[Code that draws figures]
━━━━━━
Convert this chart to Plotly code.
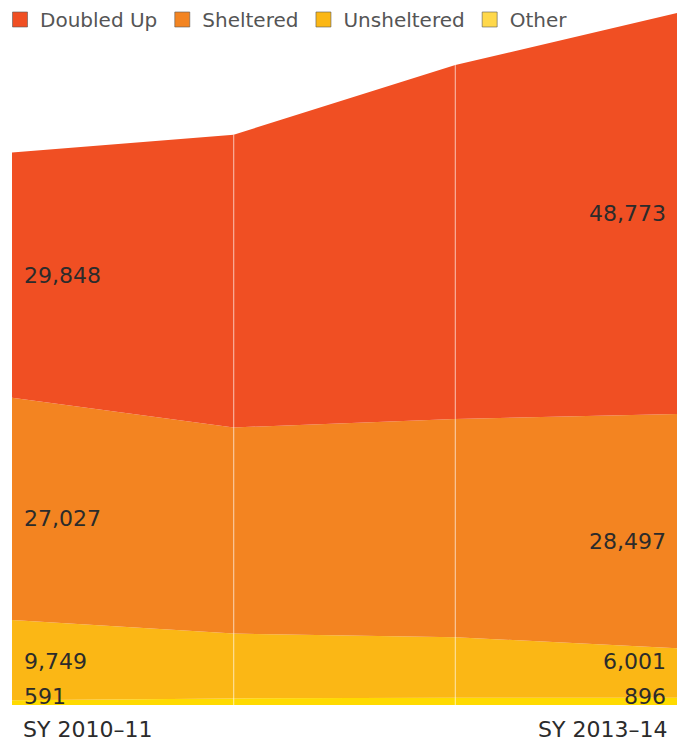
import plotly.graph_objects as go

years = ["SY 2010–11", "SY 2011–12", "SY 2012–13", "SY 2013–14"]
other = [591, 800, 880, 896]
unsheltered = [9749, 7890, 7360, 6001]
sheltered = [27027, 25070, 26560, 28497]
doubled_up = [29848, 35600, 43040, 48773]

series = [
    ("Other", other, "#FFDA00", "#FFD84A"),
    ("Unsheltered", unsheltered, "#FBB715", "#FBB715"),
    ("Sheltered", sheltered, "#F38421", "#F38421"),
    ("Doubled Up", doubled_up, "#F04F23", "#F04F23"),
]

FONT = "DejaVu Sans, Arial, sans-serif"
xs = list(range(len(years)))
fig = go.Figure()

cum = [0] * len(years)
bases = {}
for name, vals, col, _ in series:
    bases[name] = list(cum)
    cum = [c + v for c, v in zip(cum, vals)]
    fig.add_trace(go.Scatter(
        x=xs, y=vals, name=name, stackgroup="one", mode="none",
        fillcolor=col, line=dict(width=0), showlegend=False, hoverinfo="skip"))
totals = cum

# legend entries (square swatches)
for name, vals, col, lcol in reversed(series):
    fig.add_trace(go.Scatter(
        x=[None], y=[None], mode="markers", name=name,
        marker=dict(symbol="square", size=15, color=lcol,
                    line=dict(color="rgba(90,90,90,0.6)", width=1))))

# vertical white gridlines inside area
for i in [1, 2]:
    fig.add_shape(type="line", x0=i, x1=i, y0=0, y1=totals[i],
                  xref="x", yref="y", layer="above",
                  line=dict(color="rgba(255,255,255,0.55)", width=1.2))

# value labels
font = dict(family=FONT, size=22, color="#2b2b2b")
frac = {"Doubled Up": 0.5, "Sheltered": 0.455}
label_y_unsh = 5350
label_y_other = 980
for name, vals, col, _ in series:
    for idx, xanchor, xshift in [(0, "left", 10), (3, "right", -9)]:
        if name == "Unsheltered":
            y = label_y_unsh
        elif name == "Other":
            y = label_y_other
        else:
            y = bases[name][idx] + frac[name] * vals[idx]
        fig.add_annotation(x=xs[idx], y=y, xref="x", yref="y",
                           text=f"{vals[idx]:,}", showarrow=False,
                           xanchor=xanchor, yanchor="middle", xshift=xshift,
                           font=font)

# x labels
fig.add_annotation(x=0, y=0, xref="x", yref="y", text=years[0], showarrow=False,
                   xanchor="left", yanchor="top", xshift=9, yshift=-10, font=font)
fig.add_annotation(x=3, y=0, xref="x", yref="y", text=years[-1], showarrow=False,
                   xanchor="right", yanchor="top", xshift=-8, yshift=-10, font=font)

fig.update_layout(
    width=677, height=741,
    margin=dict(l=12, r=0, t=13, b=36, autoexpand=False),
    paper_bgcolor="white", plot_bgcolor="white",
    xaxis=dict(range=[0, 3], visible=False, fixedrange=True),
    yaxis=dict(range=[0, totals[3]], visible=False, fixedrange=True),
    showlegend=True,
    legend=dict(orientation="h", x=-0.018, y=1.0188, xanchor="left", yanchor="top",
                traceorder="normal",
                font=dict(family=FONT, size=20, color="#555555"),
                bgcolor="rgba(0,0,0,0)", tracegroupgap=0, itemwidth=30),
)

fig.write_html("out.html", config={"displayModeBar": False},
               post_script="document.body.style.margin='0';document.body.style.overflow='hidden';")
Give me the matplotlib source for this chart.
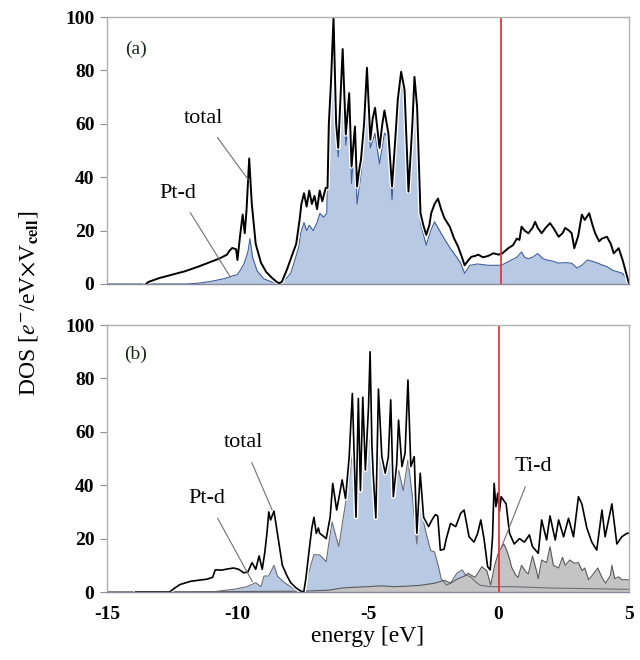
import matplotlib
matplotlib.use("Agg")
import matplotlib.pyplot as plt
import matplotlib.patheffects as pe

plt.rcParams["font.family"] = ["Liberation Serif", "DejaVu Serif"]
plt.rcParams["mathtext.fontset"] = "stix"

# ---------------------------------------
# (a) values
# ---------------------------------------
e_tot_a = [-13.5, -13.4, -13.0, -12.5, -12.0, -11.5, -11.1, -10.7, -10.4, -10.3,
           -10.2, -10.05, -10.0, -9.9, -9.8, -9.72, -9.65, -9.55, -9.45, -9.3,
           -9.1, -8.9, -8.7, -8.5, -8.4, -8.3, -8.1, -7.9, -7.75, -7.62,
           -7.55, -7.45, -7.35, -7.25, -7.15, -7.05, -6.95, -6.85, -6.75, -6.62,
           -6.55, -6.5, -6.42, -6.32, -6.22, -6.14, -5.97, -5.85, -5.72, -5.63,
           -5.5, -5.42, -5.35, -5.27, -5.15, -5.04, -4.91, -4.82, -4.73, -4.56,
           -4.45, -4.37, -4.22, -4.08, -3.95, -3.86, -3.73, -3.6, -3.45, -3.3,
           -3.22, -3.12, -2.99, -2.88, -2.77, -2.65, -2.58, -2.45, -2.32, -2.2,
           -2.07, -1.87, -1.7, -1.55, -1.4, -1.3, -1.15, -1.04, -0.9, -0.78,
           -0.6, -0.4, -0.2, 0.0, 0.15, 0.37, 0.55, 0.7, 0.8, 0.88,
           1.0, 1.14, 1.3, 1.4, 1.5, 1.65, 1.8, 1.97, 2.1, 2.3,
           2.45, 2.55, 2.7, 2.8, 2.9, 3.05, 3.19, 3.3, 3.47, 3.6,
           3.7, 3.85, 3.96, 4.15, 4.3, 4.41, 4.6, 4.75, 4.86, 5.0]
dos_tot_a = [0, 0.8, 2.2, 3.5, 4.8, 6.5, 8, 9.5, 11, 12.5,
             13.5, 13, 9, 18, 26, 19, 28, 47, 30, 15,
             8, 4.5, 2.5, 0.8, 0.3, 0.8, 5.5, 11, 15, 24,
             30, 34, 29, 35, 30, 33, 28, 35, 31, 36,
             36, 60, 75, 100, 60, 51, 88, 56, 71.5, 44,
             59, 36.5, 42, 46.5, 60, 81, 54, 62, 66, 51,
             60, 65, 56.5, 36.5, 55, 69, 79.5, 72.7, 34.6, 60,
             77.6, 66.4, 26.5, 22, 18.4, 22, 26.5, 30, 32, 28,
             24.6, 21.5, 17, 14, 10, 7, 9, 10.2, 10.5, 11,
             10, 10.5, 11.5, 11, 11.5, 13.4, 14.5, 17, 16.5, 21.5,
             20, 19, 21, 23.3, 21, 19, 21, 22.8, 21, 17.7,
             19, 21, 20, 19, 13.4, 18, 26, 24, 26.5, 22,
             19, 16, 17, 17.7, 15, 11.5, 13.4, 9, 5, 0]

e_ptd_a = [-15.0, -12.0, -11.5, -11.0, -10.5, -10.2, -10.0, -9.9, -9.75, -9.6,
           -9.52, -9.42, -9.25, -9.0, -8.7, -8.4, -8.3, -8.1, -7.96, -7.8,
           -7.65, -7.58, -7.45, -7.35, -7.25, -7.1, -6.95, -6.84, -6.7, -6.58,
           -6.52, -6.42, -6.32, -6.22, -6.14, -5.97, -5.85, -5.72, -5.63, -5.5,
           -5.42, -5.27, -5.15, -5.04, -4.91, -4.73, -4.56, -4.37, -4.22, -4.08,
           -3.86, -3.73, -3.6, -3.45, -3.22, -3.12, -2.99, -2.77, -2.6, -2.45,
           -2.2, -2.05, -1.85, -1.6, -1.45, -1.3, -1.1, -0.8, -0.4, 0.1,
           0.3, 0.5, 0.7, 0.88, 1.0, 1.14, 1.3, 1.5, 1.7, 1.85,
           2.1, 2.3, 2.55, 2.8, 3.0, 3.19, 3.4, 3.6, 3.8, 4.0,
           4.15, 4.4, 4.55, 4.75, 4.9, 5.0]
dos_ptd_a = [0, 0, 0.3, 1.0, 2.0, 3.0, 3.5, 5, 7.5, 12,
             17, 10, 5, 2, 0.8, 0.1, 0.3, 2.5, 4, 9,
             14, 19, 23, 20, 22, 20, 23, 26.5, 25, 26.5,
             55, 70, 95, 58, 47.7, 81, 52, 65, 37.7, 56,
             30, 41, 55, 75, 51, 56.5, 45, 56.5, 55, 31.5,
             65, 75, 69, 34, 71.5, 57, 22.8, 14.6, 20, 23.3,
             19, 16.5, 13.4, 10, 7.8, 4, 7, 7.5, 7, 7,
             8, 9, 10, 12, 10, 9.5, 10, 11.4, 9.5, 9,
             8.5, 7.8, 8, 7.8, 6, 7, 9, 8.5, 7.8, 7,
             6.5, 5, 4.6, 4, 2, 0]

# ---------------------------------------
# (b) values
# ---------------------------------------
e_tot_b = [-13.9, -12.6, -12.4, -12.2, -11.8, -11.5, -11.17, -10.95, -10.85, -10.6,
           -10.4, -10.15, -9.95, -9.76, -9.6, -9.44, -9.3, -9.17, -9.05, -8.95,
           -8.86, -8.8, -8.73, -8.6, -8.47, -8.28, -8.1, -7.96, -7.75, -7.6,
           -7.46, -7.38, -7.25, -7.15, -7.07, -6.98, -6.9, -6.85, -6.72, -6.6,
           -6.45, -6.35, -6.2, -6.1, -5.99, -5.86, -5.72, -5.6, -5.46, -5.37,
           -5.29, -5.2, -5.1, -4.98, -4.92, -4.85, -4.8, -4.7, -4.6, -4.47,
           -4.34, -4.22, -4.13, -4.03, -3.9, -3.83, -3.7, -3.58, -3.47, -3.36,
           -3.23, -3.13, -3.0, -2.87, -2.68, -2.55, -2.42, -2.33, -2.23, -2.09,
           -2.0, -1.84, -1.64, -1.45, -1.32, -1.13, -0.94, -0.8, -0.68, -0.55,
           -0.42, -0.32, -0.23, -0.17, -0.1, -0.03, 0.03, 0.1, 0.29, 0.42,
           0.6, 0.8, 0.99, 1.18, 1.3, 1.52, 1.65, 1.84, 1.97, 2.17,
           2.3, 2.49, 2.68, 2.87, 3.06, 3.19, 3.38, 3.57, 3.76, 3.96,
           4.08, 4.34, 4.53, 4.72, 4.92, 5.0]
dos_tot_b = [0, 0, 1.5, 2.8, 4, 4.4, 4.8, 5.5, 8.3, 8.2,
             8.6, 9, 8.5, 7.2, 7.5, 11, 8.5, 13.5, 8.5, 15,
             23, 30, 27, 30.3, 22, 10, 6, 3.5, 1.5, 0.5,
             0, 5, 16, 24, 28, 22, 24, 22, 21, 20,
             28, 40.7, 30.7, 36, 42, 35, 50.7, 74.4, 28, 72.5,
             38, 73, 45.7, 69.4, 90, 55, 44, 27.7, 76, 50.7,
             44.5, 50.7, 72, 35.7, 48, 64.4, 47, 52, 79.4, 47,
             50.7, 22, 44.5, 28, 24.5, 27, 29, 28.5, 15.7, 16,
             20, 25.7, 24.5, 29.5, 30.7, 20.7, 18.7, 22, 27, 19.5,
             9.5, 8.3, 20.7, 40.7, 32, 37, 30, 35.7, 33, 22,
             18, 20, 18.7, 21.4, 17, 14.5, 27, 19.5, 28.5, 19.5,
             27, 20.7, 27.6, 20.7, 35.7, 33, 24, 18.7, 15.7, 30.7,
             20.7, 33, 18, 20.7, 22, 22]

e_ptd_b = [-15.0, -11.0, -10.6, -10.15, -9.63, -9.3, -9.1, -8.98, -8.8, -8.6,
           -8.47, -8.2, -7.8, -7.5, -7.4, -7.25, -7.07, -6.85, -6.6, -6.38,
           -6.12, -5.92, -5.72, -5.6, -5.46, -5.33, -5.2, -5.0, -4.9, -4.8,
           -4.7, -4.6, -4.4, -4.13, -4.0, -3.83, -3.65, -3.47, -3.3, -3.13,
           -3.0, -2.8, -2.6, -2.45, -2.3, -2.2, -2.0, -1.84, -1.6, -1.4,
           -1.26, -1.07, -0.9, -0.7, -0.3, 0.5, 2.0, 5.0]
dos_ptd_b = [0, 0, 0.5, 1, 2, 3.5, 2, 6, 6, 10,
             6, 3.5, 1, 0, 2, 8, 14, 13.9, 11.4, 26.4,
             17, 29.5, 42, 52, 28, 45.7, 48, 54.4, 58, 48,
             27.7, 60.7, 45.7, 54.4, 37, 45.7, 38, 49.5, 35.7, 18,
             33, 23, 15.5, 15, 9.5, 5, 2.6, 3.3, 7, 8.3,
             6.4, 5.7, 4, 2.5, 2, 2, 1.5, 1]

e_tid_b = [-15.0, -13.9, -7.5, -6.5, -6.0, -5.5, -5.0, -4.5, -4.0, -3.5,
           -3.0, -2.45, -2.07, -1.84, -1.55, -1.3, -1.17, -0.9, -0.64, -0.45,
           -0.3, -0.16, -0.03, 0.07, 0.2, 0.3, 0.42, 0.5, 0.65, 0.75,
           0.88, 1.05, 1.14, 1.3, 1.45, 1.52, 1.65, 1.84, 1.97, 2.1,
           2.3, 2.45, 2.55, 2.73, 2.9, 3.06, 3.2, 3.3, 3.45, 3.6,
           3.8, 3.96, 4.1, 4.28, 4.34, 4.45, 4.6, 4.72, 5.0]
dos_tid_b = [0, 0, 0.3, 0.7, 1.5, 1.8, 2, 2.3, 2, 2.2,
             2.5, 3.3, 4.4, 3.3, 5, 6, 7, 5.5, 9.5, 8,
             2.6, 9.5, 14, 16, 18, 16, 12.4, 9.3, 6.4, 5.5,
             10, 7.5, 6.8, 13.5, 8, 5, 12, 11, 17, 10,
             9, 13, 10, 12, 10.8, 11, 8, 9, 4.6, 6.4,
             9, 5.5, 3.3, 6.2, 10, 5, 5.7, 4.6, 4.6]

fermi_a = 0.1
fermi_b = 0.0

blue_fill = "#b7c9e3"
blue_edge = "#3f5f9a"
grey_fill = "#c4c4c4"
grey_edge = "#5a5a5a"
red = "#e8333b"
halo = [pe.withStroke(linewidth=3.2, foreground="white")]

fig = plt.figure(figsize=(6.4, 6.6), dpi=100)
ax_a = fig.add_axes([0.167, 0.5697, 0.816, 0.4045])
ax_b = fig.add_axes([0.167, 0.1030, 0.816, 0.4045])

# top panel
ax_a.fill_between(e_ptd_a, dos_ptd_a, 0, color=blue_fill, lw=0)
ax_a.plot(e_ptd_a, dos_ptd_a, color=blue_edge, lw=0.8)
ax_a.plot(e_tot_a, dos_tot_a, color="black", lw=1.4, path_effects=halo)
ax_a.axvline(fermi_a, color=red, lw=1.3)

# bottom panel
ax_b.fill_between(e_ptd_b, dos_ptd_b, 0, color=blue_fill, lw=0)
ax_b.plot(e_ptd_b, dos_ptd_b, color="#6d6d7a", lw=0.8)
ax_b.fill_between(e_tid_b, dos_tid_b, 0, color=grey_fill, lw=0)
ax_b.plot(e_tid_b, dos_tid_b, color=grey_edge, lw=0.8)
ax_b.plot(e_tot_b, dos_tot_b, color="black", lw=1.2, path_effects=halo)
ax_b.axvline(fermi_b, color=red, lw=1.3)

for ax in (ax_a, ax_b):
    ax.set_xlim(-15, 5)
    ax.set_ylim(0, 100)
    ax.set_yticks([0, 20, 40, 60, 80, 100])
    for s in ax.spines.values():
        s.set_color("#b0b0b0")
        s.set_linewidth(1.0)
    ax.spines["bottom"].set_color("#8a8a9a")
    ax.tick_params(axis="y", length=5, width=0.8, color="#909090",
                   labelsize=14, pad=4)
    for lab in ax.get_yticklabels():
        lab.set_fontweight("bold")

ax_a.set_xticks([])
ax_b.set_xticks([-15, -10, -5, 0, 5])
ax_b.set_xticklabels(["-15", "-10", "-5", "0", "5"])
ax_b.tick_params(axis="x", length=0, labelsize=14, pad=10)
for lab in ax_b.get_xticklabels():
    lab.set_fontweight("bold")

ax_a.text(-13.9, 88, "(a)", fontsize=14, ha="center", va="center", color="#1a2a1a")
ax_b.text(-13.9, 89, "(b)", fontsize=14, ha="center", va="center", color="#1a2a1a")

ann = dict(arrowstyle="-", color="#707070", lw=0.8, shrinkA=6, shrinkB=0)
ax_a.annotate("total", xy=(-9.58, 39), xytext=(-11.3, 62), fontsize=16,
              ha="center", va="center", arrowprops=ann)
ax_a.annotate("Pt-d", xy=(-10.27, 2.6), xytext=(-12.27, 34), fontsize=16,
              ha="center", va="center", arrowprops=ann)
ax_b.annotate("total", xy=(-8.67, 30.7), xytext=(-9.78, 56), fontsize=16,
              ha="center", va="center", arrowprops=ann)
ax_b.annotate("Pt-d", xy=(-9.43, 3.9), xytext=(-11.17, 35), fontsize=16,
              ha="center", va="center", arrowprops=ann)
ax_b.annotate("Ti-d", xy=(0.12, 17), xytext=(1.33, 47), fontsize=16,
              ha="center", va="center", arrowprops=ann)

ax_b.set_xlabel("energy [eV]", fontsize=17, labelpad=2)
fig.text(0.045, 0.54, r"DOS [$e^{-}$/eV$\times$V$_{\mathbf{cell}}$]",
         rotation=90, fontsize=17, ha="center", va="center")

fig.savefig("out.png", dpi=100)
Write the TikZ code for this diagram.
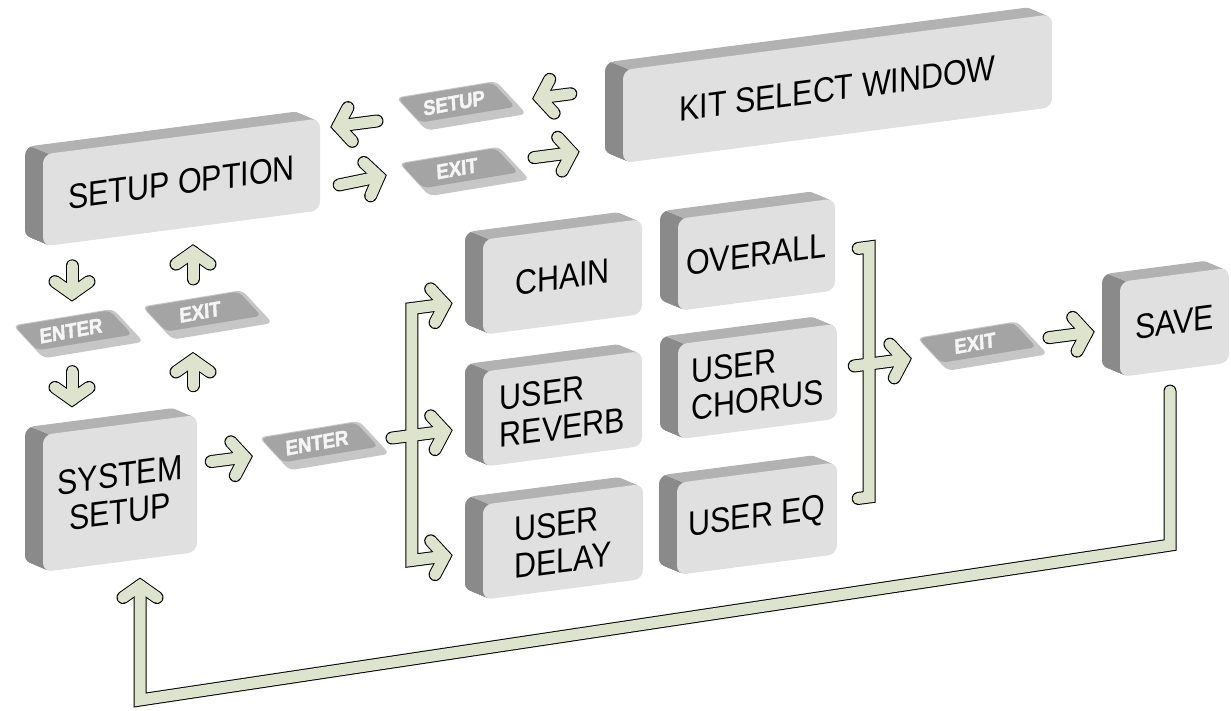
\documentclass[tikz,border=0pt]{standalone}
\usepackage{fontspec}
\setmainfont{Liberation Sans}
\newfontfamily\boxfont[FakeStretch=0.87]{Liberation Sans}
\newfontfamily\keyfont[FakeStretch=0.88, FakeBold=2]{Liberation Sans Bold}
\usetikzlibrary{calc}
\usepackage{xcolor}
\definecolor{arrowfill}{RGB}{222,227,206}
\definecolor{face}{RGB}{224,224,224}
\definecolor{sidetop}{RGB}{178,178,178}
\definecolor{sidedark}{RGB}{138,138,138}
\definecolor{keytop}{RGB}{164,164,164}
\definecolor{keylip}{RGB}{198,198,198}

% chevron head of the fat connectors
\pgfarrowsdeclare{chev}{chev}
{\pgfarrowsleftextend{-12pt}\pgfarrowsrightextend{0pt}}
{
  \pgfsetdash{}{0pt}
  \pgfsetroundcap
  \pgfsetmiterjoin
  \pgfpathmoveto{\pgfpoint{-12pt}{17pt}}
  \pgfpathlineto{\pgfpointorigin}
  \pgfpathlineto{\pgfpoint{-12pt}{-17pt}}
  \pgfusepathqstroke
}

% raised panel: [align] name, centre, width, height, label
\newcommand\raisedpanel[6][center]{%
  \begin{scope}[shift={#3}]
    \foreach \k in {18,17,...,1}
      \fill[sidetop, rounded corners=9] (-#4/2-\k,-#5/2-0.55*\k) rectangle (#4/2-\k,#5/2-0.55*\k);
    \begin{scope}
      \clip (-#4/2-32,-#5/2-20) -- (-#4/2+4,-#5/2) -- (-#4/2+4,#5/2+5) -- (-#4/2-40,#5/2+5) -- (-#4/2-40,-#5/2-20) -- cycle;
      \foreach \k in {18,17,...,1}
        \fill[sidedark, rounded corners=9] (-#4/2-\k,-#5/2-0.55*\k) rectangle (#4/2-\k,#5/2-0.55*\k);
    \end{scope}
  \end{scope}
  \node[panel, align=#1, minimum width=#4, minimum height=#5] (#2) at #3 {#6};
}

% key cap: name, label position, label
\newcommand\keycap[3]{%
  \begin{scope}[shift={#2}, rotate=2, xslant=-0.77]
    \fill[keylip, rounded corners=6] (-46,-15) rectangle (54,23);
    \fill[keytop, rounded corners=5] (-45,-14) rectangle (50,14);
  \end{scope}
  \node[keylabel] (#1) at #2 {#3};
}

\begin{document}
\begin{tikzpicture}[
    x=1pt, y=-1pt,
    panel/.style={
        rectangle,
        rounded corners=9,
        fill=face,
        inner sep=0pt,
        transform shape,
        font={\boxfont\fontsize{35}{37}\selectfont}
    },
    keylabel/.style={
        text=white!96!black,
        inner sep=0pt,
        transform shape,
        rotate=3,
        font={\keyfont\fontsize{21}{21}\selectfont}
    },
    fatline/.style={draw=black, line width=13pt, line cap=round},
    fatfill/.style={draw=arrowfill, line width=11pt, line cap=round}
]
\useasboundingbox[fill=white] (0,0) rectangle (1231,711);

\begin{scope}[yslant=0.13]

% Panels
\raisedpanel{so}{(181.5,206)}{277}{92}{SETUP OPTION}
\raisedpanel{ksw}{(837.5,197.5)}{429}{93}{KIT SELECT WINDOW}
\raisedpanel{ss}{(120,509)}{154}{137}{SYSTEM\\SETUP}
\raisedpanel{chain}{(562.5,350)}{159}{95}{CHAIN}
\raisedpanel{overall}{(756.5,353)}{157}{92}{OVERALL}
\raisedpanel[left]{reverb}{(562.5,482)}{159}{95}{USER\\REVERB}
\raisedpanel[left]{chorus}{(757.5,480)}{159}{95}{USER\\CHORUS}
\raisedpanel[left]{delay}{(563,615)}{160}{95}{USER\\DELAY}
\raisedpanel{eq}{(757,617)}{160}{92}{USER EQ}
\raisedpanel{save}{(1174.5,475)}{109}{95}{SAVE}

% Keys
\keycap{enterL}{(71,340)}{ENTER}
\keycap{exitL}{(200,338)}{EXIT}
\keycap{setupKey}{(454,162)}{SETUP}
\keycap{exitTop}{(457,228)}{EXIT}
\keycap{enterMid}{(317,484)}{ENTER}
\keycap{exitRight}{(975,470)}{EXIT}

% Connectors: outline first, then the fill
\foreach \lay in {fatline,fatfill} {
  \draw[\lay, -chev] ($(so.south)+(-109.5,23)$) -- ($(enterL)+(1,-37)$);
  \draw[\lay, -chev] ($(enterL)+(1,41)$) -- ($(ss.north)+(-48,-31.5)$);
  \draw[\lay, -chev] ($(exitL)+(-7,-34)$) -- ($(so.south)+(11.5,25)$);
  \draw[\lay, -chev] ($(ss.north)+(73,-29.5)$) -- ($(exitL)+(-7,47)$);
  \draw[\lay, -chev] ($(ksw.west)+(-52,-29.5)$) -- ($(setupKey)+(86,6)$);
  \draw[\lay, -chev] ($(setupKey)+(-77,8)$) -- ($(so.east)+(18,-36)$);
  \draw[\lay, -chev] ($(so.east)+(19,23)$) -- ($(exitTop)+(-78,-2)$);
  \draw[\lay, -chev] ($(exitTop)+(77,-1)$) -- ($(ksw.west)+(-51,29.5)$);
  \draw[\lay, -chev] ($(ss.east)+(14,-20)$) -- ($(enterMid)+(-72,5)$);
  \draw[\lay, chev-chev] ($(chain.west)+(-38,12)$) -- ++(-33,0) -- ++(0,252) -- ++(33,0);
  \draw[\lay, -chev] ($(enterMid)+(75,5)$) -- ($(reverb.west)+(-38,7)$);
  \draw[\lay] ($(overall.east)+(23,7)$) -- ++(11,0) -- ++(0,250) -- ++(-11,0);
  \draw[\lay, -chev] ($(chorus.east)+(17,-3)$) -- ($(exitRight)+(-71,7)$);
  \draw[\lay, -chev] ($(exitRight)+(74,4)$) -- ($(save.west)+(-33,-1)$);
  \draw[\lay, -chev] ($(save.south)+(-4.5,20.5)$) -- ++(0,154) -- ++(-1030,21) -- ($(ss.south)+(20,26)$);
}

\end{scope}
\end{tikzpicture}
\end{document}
━━━━━━
◆ WHAT YOU SHOULD DO:
Copy nothing but the lines from the first one in the listing through the line with "totals = cum", and omit the pictures.

◆ SOLUTION:
Convert this chart to Plotly code.
import plotly.graph_objects as go

years = ["SY 2010–11", "SY 2011–12", "SY 2012–13", "SY 2013–14"]
other = [591, 800, 880, 896]
unsheltered = [9749, 7890, 7360, 6001]
sheltered = [27027, 25070, 26560, 28497]
doubled_up = [29848, 35600, 43040, 48773]

series = [
    ("Other", other, "#FFDA00", "#FFD84A"),
    ("Unsheltered", unsheltered, "#FBB715", "#FBB715"),
    ("Sheltered", sheltered, "#F38421", "#F38421"),
    ("Doubled Up", doubled_up, "#F04F23", "#F04F23"),
]

FONT = "DejaVu Sans, Arial, sans-serif"
xs = list(range(len(years)))
fig = go.Figure()

cum = [0] * len(years)
bases = {}
for name, vals, col, _ in series:
    bases[name] = list(cum)
    cum = [c + v for c, v in zip(cum, vals)]
    fig.add_trace(go.Scatter(
        x=xs, y=vals, name=name, stackgroup="one", mode="none",
        fillcolor=col, line=dict(width=0), showlegend=False, hoverinfo="skip"))
totals = cum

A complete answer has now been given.